The Reserve Bank of India manages the issuance of government bonds in India. Earlier the central bank used to auction government bonds in large tranches which were bought by banks, mutual funds and insurance companies. The RBI opened up the bond markets for retail investors in 2017 with the announcement of the non-competitive bidding process. Now, small investors can buy government bonds worth a minimum of Rs 10,000 through mobile apps like NSE goBID and BSE Direct.

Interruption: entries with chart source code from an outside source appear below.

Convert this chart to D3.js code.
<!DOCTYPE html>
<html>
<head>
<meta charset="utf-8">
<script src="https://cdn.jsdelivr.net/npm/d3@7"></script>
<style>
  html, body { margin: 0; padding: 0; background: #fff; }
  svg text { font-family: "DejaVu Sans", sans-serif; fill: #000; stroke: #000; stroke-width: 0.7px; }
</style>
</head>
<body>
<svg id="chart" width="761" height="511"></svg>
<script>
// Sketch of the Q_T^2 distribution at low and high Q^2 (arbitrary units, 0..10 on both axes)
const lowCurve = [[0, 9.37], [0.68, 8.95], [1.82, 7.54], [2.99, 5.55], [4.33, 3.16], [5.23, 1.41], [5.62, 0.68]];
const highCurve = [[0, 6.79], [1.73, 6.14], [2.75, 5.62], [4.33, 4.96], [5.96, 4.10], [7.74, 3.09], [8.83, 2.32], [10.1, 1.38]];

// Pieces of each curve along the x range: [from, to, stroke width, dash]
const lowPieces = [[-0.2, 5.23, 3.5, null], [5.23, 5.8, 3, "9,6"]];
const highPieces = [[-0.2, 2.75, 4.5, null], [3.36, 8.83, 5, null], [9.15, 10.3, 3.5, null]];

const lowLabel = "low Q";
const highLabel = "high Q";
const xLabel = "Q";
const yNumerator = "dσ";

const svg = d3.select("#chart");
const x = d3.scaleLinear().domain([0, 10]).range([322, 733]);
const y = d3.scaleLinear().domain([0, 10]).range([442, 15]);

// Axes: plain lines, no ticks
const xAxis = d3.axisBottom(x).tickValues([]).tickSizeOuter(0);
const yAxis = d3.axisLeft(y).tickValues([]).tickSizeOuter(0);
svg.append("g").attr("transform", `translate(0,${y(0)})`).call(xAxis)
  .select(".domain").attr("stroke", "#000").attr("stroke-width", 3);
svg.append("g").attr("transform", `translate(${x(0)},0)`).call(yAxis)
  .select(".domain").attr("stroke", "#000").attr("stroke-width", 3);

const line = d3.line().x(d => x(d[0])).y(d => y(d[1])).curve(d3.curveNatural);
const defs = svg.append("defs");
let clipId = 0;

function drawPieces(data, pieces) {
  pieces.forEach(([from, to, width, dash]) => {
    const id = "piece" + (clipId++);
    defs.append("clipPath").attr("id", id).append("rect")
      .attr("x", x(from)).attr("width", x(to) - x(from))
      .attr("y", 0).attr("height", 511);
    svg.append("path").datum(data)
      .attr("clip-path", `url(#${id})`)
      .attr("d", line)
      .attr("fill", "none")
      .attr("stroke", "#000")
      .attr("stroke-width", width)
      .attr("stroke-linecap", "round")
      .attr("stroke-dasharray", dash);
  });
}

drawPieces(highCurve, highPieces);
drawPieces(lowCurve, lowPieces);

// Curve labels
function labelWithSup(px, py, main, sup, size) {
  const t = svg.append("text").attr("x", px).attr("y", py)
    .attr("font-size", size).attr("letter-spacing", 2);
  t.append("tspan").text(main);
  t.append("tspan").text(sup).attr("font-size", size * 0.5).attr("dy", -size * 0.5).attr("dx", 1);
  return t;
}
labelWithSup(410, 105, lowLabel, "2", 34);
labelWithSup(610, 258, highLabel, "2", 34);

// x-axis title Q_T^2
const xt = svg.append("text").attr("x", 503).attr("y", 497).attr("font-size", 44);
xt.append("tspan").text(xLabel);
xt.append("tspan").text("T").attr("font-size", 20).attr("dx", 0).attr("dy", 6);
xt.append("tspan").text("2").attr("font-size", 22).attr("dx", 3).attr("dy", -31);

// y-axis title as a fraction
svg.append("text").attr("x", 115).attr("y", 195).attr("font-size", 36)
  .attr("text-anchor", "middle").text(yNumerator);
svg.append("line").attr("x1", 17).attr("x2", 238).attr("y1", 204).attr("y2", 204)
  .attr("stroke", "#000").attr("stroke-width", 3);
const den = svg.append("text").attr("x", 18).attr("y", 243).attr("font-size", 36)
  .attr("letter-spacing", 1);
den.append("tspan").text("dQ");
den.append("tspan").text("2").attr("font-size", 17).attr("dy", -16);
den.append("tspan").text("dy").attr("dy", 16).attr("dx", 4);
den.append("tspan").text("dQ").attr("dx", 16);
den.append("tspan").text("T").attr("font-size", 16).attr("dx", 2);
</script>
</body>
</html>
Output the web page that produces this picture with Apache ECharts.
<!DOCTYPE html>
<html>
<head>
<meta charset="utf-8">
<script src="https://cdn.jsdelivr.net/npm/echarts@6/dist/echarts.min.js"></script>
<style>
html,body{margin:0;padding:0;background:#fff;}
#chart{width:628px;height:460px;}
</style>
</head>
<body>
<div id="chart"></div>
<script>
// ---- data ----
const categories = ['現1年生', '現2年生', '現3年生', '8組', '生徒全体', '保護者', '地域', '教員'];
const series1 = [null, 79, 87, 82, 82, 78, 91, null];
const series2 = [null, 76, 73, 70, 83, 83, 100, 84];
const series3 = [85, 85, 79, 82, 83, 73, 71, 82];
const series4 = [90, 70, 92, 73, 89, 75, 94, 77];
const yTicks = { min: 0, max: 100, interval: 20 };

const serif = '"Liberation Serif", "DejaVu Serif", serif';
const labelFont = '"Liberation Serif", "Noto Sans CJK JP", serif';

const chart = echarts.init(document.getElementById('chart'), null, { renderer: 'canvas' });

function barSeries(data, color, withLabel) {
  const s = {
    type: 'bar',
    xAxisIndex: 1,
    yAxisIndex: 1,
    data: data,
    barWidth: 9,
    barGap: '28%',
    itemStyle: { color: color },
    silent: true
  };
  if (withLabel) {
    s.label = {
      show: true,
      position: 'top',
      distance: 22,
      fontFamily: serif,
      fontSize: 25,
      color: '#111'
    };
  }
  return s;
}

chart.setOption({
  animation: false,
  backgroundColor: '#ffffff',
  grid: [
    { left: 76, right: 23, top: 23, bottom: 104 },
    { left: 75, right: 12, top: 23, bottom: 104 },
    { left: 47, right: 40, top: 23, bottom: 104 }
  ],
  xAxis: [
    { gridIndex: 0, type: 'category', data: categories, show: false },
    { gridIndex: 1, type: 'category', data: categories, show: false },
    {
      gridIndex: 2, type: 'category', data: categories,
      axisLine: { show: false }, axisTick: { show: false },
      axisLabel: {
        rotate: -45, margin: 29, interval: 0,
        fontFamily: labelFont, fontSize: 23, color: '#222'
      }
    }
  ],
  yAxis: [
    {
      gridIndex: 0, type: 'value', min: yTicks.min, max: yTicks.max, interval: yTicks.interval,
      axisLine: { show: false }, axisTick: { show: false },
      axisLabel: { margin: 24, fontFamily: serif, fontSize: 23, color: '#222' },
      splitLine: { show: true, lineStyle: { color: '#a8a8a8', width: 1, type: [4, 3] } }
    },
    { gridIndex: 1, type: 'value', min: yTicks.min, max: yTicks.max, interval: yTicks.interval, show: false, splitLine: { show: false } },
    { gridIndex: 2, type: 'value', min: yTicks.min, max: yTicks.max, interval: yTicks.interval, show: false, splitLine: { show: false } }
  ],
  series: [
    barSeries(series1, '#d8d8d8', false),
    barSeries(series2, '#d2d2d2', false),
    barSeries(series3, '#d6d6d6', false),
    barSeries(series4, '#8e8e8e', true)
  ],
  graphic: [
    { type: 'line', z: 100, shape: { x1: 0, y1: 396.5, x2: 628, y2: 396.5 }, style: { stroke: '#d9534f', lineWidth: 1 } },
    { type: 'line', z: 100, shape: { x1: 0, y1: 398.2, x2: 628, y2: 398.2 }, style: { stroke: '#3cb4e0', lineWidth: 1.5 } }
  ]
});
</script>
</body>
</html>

Even though government bonds have been made available to retail investors, allocating money without considering the pros and cons can be counterproductive. Government bonds carry lower risk compared to other assets like equities, as the returns are guaranteed by the government. There are some market-related risks, but by simply holding on to the bonds until maturity, you can nullify the risk. The government pays a fixed interest rate on the bonds and by remaining invested in government bonds until maturity, you can derive maximum yield. One can also consider investing in government bonds to diversify his/her portfolio as these are largely stable and perform well when other asset classes are under pressure.

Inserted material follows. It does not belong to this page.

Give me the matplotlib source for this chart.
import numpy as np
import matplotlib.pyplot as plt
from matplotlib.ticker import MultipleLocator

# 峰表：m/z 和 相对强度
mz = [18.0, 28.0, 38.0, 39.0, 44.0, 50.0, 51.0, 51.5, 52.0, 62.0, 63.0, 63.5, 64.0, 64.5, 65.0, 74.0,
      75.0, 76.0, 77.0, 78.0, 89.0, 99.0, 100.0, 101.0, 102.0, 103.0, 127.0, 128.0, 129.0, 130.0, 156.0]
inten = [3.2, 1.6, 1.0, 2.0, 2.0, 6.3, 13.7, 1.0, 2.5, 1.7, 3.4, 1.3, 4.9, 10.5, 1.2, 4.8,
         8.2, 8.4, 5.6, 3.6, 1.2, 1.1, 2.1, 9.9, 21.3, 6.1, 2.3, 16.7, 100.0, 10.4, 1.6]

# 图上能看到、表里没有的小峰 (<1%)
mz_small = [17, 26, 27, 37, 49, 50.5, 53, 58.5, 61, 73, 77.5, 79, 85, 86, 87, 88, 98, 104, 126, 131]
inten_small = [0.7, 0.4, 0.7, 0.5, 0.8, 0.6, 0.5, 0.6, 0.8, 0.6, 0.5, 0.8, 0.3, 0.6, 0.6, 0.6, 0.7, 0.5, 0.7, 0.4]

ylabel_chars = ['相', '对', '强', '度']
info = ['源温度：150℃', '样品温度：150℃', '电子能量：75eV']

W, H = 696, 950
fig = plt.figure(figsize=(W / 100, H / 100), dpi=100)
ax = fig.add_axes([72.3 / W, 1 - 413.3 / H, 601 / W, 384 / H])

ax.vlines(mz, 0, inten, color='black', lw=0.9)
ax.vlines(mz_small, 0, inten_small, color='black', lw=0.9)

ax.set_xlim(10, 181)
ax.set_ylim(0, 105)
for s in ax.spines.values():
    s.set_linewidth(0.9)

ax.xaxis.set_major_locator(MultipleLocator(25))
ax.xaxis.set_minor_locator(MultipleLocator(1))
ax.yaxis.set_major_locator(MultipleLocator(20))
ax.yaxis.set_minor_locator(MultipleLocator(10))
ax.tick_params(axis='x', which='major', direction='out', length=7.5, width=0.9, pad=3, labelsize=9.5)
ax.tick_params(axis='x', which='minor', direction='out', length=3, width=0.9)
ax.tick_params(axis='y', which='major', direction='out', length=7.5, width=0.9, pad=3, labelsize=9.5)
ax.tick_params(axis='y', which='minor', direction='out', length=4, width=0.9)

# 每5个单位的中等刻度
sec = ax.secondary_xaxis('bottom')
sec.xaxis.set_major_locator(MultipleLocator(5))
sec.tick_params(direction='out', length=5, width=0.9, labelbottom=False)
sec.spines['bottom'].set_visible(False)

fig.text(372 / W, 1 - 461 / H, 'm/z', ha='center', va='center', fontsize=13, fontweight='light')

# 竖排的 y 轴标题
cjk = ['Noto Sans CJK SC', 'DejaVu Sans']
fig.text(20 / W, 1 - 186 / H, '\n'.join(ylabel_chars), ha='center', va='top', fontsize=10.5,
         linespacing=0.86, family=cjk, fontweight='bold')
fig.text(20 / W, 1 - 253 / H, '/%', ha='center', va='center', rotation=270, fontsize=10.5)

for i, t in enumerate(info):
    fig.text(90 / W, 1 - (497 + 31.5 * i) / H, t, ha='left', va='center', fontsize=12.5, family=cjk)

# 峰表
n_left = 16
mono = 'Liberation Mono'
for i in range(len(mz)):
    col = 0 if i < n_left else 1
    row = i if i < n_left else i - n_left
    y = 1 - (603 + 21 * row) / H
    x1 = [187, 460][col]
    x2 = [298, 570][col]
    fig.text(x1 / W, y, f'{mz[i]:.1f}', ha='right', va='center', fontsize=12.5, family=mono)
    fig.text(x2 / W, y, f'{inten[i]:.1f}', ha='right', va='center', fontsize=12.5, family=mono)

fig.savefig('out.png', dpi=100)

There are several advantages of government bonds, but investing in government bonds also has some drawbacks. In theory, government bonds offer adequate liquidity as the demand from large financial institutions is high. But financial institutions buy in large quantities and it is not possible for a retail investor to sell his/her bonds to banks and insurance companies. The secondary market for government bonds is not fully developed, which reduces the liquidity of government bonds. However, if you invest with a long investment horizon, liquidity will cease to be an issue.

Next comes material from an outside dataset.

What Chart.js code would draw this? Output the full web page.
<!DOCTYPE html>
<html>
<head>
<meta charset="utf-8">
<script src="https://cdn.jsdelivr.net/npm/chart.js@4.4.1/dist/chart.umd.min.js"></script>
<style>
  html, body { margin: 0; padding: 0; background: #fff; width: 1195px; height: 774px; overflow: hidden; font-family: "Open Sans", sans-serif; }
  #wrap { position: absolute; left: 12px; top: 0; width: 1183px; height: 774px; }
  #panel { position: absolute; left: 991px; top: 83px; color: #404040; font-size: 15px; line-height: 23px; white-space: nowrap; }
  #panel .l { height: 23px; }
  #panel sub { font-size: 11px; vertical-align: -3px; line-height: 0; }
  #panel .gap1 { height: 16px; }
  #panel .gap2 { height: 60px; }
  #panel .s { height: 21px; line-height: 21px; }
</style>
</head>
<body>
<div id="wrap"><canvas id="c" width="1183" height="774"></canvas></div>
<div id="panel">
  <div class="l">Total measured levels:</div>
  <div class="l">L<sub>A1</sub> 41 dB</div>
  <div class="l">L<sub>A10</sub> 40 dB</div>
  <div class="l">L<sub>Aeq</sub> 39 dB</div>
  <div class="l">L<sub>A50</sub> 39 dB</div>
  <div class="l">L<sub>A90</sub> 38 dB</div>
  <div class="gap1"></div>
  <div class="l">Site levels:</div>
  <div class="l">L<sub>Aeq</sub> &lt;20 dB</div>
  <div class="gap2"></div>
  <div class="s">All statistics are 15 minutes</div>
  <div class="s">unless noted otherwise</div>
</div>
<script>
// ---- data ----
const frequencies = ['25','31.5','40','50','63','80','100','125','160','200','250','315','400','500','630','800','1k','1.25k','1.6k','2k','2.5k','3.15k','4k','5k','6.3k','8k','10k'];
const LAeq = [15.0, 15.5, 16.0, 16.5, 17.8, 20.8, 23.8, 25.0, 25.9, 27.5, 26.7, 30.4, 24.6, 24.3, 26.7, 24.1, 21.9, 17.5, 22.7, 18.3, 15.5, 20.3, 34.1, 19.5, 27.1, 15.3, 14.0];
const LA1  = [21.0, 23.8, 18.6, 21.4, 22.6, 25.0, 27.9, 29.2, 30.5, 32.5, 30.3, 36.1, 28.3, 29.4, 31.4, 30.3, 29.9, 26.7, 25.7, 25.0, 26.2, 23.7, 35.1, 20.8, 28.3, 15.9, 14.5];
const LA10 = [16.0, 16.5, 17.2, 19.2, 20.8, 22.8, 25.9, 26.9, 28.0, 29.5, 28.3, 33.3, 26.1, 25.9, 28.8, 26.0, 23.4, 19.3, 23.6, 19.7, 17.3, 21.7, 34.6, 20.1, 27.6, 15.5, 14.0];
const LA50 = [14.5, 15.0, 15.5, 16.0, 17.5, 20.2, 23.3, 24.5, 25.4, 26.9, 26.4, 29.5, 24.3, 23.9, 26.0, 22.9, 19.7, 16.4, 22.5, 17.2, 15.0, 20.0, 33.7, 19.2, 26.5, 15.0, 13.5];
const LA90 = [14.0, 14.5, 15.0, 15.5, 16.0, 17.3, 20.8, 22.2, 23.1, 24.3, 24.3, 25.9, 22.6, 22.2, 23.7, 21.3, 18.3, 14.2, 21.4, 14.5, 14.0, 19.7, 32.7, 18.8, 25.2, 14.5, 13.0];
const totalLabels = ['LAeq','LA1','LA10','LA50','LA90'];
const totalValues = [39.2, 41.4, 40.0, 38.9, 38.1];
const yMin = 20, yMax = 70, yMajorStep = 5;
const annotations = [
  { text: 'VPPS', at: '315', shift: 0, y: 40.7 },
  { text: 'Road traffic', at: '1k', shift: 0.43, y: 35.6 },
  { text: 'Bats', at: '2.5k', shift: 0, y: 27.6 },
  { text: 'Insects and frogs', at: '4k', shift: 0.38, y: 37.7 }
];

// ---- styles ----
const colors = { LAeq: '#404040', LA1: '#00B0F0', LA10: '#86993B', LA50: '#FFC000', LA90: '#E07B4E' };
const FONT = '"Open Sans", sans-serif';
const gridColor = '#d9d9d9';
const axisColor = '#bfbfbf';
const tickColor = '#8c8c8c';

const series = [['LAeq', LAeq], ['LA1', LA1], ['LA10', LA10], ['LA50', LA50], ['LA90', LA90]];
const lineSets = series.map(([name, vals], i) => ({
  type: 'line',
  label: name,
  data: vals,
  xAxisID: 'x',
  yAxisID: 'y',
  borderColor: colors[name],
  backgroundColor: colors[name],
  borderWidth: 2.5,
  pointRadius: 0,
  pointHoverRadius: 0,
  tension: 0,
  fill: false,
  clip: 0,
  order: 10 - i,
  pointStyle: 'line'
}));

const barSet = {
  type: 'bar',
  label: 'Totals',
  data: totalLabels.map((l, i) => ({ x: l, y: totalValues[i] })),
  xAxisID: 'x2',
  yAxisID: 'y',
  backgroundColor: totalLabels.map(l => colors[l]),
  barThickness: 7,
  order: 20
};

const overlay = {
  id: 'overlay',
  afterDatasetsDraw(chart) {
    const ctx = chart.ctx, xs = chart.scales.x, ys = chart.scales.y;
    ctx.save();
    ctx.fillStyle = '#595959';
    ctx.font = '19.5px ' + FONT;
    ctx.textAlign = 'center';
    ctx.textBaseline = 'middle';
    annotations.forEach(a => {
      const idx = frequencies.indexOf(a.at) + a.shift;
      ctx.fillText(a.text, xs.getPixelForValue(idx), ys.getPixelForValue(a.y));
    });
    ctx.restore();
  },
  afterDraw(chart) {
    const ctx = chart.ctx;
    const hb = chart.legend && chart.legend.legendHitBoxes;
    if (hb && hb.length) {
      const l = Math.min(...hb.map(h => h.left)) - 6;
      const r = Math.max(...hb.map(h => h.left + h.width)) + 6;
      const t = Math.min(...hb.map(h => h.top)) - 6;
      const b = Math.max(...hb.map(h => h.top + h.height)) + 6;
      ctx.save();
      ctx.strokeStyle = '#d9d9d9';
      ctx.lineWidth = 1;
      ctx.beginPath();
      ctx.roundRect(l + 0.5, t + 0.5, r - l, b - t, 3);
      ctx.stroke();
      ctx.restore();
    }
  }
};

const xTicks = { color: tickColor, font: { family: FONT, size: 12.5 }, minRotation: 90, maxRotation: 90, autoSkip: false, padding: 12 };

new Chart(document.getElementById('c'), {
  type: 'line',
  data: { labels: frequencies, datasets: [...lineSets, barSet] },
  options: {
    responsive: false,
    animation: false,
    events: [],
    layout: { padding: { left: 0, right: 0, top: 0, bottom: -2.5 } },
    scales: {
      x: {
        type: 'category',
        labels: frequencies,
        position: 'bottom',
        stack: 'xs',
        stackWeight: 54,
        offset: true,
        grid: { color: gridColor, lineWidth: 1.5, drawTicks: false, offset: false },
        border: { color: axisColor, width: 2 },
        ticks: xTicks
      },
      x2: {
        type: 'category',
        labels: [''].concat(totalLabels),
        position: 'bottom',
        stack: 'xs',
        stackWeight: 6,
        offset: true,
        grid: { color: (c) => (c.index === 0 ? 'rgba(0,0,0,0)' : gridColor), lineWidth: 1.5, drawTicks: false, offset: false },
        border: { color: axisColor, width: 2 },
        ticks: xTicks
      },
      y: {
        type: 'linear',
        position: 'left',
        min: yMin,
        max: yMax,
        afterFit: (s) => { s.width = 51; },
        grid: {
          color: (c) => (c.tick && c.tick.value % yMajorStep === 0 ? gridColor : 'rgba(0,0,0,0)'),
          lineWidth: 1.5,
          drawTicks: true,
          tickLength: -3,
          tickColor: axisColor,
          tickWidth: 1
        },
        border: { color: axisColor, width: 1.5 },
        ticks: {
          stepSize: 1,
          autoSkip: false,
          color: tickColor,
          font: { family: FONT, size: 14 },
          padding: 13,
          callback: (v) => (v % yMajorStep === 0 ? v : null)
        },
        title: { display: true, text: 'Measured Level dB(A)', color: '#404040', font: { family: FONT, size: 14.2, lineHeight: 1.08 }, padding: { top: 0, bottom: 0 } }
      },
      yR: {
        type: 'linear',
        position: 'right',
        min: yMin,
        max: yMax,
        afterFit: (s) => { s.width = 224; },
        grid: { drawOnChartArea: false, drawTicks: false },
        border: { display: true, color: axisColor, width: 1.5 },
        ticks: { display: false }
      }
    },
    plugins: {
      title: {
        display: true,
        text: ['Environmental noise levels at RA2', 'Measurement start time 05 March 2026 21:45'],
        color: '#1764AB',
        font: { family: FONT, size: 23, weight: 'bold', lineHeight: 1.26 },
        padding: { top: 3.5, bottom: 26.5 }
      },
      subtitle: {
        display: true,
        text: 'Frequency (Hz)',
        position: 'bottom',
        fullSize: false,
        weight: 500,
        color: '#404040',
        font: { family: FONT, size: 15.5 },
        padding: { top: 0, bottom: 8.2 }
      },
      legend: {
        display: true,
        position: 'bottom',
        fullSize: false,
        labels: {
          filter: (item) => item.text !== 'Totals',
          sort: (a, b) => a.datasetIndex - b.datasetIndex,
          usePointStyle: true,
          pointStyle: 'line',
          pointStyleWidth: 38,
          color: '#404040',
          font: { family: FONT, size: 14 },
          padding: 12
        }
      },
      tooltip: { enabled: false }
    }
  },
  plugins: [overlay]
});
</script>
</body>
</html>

While you can choose to directly invest in government bonds, it requires deep research and active participation, just like equity investments. An easier and more efficient medium to invest in government bonds is through bond exchange-traded funds. Bond ETFs can be an excellent proxy to invest in bonds issued by the government, corporations or public sector enterprises. Unlike government bonds, bond ETFs can be easily traded on the exchanges providing much-needed liquidity to the investor. Bond ETFs mirror debt indices which increase the level of diversification and simultaneously reduces the risk. You can also invest smaller amounts in bond ETFs. One has to invest a minimum of Rs 10,000 in government bonds directly but can buy a unit of bond ETF for as low as Rs 1,000. If you have a long-term investment horizon and need a transparent invest option with moderate risk, bond ETFs are the ideal medium to invest in government bonds.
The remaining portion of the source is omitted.